====== SOURCE MATERIAL

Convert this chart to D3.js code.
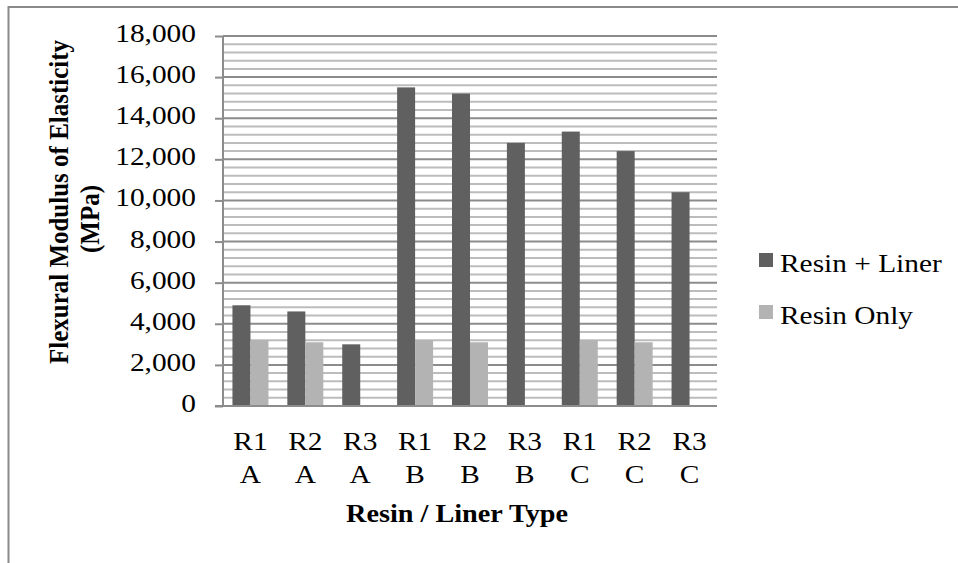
<!DOCTYPE html>
<html><head><meta charset="utf-8">
<script src="https://cdn.jsdelivr.net/npm/d3@7"></script>
<style>body{margin:0;background:#fff}svg{display:block}text{font-family:"Liberation Serif","Times New Roman",serif;fill:#000}</style>
</head><body>
<script>
const resinLabels = ["R1","R2","R3","R1","R2","R3","R1","R2","R3"];
const linerLabels = ["A","A","A","B","B","B","C","C","C"];
const seriesNames = ["Resin + Liner","Resin Only"];
const resinPlusLiner = [4900, 4600, 3000, 15500, 15200, 12800, 13350, 12400, 10400];
const resinOnly = [3200, 3100, null, 3200, 3100, null, 3200, 3100, null];
const yTicks = [0,2000,4000,6000,8000,10000,12000,14000,16000,18000];

const W=958,H=563,SX=1.13;
const svg=d3.select("body").append("svg").attr("width",W).attr("height",H);
svg.append("rect").attr("width",W).attr("height",H).attr("fill","#fff");
svg.append("rect").attr("x",8.5).attr("y",7).attr("width",W).attr("height",H).attr("fill","none").attr("stroke","#8a8a8a").attr("stroke-width",2);

const L=223,R=717,T=36,B=406;
const y=d3.scaleLinear().domain([0,18000]).range([B,T]);
const cats=d3.range(resinLabels.length);
const x=d3.scaleBand().domain(cats).range([L,R]).padding(0);
const xs=d3.scaleBand().domain(seriesNames).range([0,x.bandwidth()]).paddingInner(0).paddingOuter(0.525);
const colors={"Resin + Liner":"#606060","Resin Only":"#b3b3b3"};

function txt(g,xx,yy,s,opts={}){
  const t=g.append("text").attr("transform",`translate(${xx},${yy}) scale(${SX},1)${opts.rotate?" rotate(-90)":""}`)
    .attr("font-size",opts.size||26).attr("text-anchor",opts.anchor||"start").text(s);
  if(opts.bold) t.attr("font-weight","bold");
  return t;
}

// minor gridlines
const minor=d3.range(400,18000,400).filter(v=>v%2000!==0);
svg.append("g").selectAll("line").data(minor).join("line")
 .attr("x1",L).attr("x2",R).attr("y1",d=>y(d)).attr("y2",d=>y(d))
 .attr("stroke","#bcbcbc").attr("stroke-width",2);
// major gridlines
svg.append("g").selectAll("line").data(yTicks.filter(v=>v>0)).join("line")
 .attr("x1",L).attr("x2",R).attr("y1",d=>y(d)).attr("y2",d=>y(d))
 .attr("stroke","#8c8c8c").attr("stroke-width",2);

// bars
const data=[resinPlusLiner,resinOnly];
seriesNames.forEach((s,si)=>{
  svg.append("g").selectAll("rect").data(cats.filter(i=>data[si][i]!=null)).join("rect")
   .attr("x",i=>x(i)+xs(s)).attr("width",xs.bandwidth())
   .attr("y",i=>y(data[si][i])).attr("height",i=>B-y(data[si][i]))
   .attr("fill",colors[s]);
});

// y axis
const yAxis=d3.axisLeft(y).tickValues(yTicks).tickSize(8).tickFormat(()=>"");
const ga=svg.append("g").attr("transform",`translate(${L},0)`).call(yAxis);
ga.select(".domain").attr("stroke","#8c8c8c").attr("stroke-width",2).attr("d",`M0,${T}V${B}`);
ga.selectAll(".tick line").attr("stroke","#8c8c8c").attr("stroke-width",2);
const fmt=d3.format(",");
const yl=svg.append("g");
yTicks.forEach(v=>txt(yl,196,y(v)+6,fmt(v),{anchor:"end"}));
// baseline
svg.append("line").attr("x1",L-8).attr("x2",R).attr("y1",B).attr("y2",B).attr("stroke","#8c8c8c").attr("stroke-width",2);

// x labels
const xl=svg.append("g");
cats.forEach(i=>{
  const cx=x(i)+x.bandwidth()/2;
  txt(xl,cx,450,resinLabels[i],{anchor:"middle"});
  txt(xl,cx,483,linerLabels[i],{anchor:"middle"});
});

txt(svg,457,522,"Resin / Liner Type",{anchor:"middle",bold:true,size:25});

// y title
txt(svg,68,202,"Flexural Modulus of Elasticity",{anchor:"middle",bold:true,size:25,rotate:true});
txt(svg,99,219,"(MPa)",{anchor:"middle",bold:true,size:25,rotate:true});

// legend
const lg=svg.append("g");
seriesNames.forEach((s,i)=>{
  const yy=253+i*52;
  lg.append("rect").attr("x",759).attr("y",yy).attr("width",14).attr("height",14).attr("fill",colors[s]);
  txt(lg,780,yy+19,s);
});
</script>
</body></html>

============

WHAT YOU SHOULD DO: Leave out the pictures and reproduce the rest of the listing exactly.

SOLUTION TO THE PROBLEM:
Convert this chart to D3.js code.
<!DOCTYPE html>
<html><head><meta charset="utf-8">
<script src="https://cdn.jsdelivr.net/npm/d3@7"></script>
<style>body{margin:0;background:#fff}svg{display:block}text{font-family:"Liberation Serif","Times New Roman",serif;fill:#000}</style>
</head><body>
<script>
const resinLabels = ["R1","R2","R3","R1","R2","R3","R1","R2","R3"];
const linerLabels = ["A","A","A","B","B","B","C","C","C"];
const seriesNames = ["Resin + Liner","Resin Only"];
const resinPlusLiner = [4900, 4600, 3000, 15500, 15200, 12800, 13350, 12400, 10400];
const resinOnly = [3200, 3100, null, 3200, 3100, null, 3200, 3100, null];
const yTicks = [0,2000,4000,6000,8000,10000,12000,14000,16000,18000];

const W=958,H=563,SX=1.13;
const svg=d3.select("body").append("svg").attr("width",W).attr("height",H);
svg.append("rect").attr("width",W).attr("height",H).attr("fill","#fff");
svg.append("rect").attr("x",8.5).attr("y",7).attr("width",W).attr("height",H).attr("fill","none").attr("stroke","#8a8a8a").attr("stroke-width",2);

const L=223,R=717,T=36,B=406;
const y=d3.scaleLinear().domain([0,18000]).range([B,T]);
const cats=d3.range(resinLabels.length);
const x=d3.scaleBand().domain(cats).range([L,R]).padding(0);
const xs=d3.scaleBand().domain(seriesNames).range([0,x.bandwidth()]).paddingInner(0).paddingOuter(0.525);
const colors={"Resin + Liner":"#606060","Resin Only":"#b3b3b3"};

function txt(g,xx,yy,s,opts={}){
  const t=g.append("text").attr("transform",`translate(${xx},${yy}) scale(${SX},1)${opts.rotate?" rotate(-90)":""}`)
    .attr("font-size",opts.size||26).attr("text-anchor",opts.anchor||"start").text(s);
  if(opts.bold) t.attr("font-weight","bold");
  return t;
}

// minor gridlines
const minor=d3.range(400,18000,400).filter(v=>v%2000!==0);
svg.append("g").selectAll("line").data(minor).join("line")
 .attr("x1",L).attr("x2",R).attr("y1",d=>y(d)).attr("y2",d=>y(d))
 .attr("stroke","#bcbcbc").attr("stroke-width",2);
// major gridlines
svg.append("g").selectAll("line").data(yTicks.filter(v=>v>0)).join("line")
 .attr("x1",L).attr("x2",R).attr("y1",d=>y(d)).attr("y2",d=>y(d))
 .attr("stroke","#8c8c8c").attr("stroke-width",2);

// bars
const data=[resinPlusLiner,resinOnly];
seriesNames.forEach((s,si)=>{
  svg.append("g").selectAll("rect").data(cats.filter(i=>data[si][i]!=null)).join("rect")
   .attr("x",i=>x(i)+xs(s)).attr("width",xs.bandwidth())
   .attr("y",i=>y(data[si][i])).attr("height",i=>B-y(data[si][i]))
   .attr("fill",colors[s]);
});

// y axis
const yAxis=d3.axisLeft(y).tickValues(yTicks).tickSize(8).tickFormat(()=>"");
const ga=svg.append("g").attr("transform",`translate(${L},0)`).call(yAxis);
ga.select(".domain").attr("stroke","#8c8c8c").attr("stroke-width",2).attr("d",`M0,${T}V${B}`);
ga.selectAll(".tick line").attr("stroke","#8c8c8c").attr("stroke-width",2);
const fmt=d3.format(",");
const yl=svg.append("g");
yTicks.forEach(v=>txt(yl,196,y(v)+6,fmt(v),{anchor:"end"}));
// baseline
svg.append("line").attr("x1",L-8).attr("x2",R).attr("y1",B).attr("y2",B).attr("stroke","#8c8c8c").attr("stroke-width",2);

// x labels
const xl=svg.append("g");
cats.forEach(i=>{
  const cx=x(i)+x.bandwidth()/2;
  txt(xl,cx,450,resinLabels[i],{anchor:"middle"});
  txt(xl,cx,483,linerLabels[i],{anchor:"middle"});
});

txt(svg,457,522,"Resin / Liner Type",{anchor:"middle",bold:true,size:25});

// y title
txt(svg,68,202,"Flexural Modulus of Elasticity",{anchor:"middle",bold:true,size:25,rotate:true});
txt(svg,99,219,"(MPa)",{anchor:"middle",bold:true,size:25,rotate:true});

// legend
const lg=svg.append("g");
seriesNames.forEach((s,i)=>{
  const yy=253+i*52;
  lg.append("rect").attr("x",759).attr("y",yy).attr("width",14).attr("height",14).attr("fill",colors[s]);
  txt(lg,780,yy+19,s);
});
</script>
</body></html>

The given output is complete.